# EXERCISE REQUIREMENTS
In the lines below, output everything from the first line through the line containing "ErrorBar, XAxis, YAxis" exactly as it is. Pictures are not part of the output.
===
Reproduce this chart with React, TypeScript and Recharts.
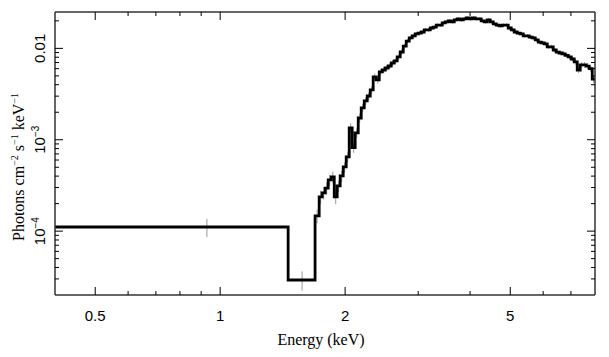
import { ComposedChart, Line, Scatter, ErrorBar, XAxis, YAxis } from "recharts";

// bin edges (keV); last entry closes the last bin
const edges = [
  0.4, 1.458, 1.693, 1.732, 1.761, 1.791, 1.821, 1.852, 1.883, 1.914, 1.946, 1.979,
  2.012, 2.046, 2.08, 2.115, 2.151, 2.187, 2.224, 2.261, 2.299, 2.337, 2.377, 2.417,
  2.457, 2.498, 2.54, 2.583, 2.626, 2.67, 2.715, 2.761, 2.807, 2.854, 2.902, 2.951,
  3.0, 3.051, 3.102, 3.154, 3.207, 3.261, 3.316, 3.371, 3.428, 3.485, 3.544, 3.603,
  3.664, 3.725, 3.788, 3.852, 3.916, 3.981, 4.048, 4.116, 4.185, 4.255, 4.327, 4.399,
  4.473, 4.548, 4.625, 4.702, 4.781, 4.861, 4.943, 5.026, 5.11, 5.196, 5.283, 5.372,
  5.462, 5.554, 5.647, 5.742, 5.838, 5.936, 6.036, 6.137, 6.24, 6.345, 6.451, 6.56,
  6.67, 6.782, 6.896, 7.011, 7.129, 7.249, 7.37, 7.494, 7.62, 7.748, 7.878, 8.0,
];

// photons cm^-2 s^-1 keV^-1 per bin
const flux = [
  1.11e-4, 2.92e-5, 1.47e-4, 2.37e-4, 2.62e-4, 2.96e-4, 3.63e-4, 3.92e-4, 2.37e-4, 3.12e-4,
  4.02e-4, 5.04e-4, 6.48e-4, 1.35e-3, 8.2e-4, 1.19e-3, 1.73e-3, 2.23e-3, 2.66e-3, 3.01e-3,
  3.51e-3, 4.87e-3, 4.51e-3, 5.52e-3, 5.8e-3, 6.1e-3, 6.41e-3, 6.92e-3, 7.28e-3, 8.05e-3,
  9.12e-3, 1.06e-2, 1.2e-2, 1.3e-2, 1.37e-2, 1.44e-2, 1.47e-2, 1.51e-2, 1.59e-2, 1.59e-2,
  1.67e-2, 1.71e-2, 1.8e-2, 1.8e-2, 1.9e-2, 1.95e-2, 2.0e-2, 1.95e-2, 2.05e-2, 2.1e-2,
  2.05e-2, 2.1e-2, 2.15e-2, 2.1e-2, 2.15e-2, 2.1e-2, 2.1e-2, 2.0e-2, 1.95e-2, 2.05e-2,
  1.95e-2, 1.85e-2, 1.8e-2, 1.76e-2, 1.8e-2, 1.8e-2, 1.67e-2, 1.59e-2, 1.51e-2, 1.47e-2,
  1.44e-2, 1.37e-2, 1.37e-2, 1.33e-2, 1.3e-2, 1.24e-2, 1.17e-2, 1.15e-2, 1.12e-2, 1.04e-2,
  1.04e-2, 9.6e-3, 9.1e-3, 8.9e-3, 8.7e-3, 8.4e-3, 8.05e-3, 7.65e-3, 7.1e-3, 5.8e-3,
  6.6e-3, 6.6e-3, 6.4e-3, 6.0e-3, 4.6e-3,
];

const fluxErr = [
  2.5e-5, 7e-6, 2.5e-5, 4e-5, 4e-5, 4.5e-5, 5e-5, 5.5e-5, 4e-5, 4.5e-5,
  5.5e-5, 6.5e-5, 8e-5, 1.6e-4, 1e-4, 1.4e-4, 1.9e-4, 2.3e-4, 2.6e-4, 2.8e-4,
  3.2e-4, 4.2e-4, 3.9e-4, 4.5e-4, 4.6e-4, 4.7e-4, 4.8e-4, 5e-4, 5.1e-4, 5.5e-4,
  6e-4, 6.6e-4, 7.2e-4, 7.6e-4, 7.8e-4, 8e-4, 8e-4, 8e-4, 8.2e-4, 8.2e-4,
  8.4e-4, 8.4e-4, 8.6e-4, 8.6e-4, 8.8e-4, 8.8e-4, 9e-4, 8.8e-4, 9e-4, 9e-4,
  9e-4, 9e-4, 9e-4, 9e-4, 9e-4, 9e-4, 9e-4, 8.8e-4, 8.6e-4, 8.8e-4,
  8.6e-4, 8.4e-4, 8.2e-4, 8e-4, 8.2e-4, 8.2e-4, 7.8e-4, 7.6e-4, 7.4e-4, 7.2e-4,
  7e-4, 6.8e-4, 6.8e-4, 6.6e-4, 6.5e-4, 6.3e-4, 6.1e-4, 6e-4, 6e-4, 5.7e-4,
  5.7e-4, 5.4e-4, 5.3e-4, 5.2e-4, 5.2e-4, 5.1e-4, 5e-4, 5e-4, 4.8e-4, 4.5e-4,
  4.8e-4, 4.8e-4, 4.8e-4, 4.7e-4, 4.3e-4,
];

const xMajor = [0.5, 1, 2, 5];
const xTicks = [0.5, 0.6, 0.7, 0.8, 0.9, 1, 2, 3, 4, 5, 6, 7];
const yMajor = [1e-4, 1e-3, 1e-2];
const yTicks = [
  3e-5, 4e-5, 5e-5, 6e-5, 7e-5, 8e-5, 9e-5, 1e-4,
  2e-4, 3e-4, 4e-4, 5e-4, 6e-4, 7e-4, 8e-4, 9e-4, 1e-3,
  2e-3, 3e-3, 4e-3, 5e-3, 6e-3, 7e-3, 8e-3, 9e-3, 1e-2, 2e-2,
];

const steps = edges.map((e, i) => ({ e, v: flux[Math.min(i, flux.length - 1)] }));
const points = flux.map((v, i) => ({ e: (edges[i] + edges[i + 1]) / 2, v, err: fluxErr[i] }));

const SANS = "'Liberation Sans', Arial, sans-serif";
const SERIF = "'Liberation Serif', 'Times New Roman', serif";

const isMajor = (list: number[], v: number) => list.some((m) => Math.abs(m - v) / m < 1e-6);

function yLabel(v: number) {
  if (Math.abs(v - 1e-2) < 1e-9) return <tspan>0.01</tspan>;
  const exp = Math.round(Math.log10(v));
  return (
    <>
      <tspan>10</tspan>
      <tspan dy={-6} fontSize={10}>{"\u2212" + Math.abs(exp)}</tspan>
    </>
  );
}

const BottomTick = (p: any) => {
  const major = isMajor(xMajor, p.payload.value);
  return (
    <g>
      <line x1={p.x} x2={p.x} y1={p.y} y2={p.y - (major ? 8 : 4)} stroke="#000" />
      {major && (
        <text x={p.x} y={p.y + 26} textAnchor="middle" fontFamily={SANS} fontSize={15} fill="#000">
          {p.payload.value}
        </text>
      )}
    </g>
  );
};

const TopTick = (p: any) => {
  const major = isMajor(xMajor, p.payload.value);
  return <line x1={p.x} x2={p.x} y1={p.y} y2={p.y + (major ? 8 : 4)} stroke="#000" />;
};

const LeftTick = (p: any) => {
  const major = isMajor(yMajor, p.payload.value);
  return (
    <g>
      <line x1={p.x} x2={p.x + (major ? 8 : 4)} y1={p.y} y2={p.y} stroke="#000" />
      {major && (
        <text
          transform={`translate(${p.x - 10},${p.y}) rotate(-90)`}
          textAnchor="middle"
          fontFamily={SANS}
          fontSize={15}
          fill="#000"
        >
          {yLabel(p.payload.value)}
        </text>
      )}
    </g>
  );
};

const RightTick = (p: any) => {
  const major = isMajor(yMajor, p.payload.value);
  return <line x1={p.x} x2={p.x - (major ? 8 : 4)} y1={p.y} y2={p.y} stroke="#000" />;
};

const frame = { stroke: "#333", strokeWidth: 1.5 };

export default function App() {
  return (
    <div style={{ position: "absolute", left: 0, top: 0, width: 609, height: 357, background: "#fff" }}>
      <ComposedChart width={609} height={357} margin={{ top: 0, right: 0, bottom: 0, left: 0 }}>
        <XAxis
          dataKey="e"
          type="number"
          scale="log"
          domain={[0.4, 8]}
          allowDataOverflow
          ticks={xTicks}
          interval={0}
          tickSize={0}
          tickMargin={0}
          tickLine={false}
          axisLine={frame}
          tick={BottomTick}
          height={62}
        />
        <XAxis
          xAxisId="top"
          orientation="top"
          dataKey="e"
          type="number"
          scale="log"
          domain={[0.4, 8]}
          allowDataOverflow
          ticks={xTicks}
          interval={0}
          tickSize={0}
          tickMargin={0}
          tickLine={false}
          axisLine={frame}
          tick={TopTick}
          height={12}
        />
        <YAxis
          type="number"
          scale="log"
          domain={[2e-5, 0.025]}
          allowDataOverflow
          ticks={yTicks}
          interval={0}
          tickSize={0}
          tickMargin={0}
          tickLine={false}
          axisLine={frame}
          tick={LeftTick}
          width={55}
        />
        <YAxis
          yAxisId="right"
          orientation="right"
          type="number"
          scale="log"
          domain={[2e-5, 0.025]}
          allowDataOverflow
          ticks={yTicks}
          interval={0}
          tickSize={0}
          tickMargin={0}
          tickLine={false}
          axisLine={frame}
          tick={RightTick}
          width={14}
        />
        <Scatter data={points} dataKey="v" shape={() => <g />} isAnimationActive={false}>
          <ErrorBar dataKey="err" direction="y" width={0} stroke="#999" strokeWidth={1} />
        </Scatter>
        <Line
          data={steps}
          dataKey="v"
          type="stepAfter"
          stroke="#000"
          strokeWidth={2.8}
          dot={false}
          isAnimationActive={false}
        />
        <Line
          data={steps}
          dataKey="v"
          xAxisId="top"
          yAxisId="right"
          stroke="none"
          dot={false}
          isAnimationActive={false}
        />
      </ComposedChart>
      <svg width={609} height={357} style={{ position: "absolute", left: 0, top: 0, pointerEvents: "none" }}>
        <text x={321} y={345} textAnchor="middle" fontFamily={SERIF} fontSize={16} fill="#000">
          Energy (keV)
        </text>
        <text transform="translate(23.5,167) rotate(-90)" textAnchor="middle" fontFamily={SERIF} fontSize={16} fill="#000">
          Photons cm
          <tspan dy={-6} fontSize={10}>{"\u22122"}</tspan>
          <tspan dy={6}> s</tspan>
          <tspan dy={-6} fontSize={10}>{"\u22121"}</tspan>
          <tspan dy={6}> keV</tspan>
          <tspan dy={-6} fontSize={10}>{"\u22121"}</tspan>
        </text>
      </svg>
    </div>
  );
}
===
# COMPLETE OUTPUT
Reproduce this chart with React, TypeScript and Recharts.
import { ComposedChart, Line, Scatter, ErrorBar, XAxis, YAxis } from "recharts";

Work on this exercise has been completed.